* Start *
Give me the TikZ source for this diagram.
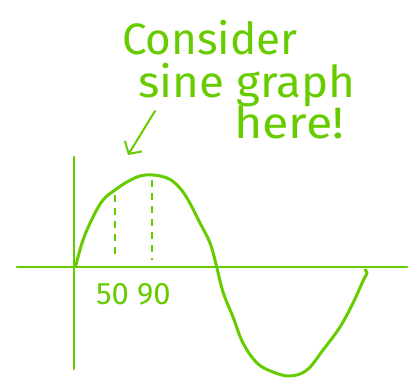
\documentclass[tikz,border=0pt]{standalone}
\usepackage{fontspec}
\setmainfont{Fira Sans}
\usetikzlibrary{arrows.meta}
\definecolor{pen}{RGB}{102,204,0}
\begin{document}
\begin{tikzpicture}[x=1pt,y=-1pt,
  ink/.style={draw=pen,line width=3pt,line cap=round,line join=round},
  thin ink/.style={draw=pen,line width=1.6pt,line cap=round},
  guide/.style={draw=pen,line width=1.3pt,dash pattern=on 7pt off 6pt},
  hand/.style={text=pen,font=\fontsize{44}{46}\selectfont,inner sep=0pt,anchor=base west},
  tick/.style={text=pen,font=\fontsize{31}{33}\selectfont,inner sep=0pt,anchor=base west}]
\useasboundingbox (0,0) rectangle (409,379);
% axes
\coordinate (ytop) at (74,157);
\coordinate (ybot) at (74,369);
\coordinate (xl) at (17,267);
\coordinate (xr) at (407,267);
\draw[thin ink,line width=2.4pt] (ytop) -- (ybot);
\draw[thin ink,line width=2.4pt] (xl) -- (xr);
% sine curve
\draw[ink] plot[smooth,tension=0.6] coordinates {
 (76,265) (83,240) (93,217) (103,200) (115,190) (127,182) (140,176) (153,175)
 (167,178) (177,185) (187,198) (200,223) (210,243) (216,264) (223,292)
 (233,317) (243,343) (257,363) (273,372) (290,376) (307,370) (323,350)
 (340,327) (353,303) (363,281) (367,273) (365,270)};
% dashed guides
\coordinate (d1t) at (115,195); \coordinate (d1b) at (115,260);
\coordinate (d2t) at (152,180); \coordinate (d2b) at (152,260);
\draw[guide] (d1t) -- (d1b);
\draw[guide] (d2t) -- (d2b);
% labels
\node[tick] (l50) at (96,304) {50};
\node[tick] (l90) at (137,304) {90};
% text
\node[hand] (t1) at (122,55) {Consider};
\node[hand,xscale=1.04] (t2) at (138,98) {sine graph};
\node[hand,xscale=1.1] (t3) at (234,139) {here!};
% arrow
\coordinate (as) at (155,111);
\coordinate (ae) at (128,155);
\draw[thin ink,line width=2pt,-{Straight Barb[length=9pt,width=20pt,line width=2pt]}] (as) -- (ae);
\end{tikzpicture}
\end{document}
* End *
* Start *
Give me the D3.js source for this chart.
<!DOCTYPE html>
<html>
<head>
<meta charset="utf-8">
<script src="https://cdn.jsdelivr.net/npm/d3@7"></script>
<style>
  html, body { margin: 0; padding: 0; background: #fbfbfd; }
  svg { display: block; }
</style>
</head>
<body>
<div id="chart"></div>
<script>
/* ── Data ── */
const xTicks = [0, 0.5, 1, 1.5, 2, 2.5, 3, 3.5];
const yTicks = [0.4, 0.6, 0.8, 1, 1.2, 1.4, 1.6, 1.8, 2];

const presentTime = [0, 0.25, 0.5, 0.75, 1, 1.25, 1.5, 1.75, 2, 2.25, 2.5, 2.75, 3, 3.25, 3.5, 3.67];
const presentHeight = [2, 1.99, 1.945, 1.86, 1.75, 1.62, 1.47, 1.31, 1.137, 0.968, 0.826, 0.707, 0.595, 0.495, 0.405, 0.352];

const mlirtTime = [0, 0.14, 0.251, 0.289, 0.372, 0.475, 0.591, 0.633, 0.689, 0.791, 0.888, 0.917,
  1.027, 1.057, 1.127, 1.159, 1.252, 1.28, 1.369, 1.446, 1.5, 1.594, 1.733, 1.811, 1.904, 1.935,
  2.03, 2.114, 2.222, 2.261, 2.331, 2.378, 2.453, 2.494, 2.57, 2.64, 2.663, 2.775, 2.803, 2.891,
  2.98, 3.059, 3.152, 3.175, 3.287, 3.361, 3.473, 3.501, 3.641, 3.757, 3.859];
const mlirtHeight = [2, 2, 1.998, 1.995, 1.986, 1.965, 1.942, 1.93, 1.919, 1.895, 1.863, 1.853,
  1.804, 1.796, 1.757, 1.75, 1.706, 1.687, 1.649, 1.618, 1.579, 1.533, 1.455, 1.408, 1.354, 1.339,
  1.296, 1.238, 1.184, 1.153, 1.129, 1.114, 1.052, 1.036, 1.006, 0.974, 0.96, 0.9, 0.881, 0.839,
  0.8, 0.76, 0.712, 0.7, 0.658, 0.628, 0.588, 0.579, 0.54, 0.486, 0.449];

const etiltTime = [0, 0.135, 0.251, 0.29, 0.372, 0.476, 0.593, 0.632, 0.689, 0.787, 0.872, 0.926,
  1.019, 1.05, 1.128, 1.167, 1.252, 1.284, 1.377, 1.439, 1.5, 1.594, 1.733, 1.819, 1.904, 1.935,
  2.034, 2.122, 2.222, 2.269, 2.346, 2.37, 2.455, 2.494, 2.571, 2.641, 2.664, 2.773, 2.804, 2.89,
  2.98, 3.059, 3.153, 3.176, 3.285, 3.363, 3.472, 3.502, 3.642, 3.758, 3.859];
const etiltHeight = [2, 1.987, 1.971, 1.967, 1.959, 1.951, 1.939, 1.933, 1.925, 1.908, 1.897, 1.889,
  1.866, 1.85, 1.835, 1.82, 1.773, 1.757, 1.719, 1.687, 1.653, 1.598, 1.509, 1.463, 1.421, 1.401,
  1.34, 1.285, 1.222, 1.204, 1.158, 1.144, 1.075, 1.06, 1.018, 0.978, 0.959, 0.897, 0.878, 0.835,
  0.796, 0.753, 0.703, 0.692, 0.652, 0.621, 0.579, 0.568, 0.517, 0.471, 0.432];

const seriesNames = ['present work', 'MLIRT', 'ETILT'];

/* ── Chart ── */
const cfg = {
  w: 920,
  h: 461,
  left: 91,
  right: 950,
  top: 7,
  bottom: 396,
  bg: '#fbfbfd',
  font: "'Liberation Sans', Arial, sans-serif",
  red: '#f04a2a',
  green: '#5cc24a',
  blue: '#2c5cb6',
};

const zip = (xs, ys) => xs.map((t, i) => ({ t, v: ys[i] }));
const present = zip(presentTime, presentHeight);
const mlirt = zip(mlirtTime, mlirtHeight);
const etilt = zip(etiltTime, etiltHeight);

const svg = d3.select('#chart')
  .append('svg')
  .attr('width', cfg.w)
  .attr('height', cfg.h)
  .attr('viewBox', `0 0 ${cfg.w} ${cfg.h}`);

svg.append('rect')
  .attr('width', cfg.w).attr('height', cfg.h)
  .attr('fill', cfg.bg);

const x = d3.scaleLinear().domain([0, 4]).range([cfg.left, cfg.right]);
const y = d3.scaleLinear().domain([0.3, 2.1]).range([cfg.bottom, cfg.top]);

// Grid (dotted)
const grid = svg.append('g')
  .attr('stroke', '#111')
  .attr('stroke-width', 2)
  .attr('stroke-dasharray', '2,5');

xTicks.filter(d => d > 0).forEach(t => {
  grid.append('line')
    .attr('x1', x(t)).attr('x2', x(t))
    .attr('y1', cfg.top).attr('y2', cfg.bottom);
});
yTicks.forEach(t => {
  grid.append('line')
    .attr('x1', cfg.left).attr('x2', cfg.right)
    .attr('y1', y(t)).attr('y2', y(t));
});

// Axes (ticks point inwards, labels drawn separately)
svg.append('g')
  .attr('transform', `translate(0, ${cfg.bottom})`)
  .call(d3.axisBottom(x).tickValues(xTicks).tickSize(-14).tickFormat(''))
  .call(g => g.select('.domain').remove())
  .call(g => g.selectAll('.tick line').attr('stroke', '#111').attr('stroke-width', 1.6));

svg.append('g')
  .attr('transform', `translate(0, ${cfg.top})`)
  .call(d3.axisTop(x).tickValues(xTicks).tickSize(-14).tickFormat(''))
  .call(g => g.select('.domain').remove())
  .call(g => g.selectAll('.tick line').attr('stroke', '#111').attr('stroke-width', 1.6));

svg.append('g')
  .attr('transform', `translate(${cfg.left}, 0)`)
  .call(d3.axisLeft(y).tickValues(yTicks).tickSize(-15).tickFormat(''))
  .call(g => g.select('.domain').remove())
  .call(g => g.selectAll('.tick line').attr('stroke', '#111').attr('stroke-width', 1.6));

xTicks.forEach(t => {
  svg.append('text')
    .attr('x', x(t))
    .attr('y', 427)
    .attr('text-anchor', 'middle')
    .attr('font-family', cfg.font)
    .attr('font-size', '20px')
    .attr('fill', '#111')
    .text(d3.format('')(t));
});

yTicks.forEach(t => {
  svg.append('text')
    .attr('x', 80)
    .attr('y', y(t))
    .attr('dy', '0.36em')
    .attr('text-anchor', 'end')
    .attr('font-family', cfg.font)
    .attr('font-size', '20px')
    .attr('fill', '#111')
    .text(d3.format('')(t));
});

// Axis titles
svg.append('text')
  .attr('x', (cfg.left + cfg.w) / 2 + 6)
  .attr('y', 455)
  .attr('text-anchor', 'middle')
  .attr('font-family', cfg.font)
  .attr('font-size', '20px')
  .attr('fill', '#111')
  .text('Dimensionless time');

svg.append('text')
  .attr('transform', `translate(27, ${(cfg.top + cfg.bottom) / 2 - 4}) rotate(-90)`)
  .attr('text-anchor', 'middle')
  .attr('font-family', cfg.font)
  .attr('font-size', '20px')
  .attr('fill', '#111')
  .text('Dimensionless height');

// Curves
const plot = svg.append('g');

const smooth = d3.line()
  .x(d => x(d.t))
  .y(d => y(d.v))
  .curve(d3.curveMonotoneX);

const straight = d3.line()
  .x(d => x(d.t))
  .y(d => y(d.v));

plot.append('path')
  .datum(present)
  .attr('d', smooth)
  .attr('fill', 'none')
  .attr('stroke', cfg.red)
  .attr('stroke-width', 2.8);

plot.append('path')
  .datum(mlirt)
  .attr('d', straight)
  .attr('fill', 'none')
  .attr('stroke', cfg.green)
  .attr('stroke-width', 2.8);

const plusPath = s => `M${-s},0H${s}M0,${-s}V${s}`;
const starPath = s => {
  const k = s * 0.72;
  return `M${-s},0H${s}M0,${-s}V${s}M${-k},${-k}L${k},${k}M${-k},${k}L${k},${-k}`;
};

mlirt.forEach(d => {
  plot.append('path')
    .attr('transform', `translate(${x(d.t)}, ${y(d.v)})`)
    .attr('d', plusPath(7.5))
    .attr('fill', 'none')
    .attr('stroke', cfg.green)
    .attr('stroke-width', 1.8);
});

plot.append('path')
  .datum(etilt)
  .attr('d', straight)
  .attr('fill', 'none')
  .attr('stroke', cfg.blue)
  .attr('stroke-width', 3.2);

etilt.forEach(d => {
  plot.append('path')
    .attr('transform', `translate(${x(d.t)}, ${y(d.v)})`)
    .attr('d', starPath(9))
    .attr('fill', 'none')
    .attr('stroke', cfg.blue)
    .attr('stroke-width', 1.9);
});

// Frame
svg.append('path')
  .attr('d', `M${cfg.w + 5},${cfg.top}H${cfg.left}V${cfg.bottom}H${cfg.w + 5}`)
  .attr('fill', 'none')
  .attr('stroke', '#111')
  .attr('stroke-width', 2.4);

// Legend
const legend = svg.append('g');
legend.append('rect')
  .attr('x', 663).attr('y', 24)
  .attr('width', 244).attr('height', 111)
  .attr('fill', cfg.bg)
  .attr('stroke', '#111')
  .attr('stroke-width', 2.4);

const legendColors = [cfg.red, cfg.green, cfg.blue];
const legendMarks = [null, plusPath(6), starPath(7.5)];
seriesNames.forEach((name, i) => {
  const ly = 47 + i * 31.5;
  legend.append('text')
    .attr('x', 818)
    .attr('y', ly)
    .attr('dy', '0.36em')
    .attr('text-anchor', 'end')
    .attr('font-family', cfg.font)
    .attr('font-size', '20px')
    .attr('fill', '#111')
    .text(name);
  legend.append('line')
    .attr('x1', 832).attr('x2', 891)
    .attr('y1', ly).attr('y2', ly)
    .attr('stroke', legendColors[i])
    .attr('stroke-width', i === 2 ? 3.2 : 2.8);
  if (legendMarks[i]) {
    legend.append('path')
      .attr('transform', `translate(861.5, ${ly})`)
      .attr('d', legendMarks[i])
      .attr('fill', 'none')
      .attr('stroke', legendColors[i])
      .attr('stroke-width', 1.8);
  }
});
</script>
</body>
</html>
* End *
--- Exercise ---
Sift the material for lines with the string "this". Copy each one found.

--- The result ---
Give me the TikZ source for this diagram.
Give me the D3.js source for this chart.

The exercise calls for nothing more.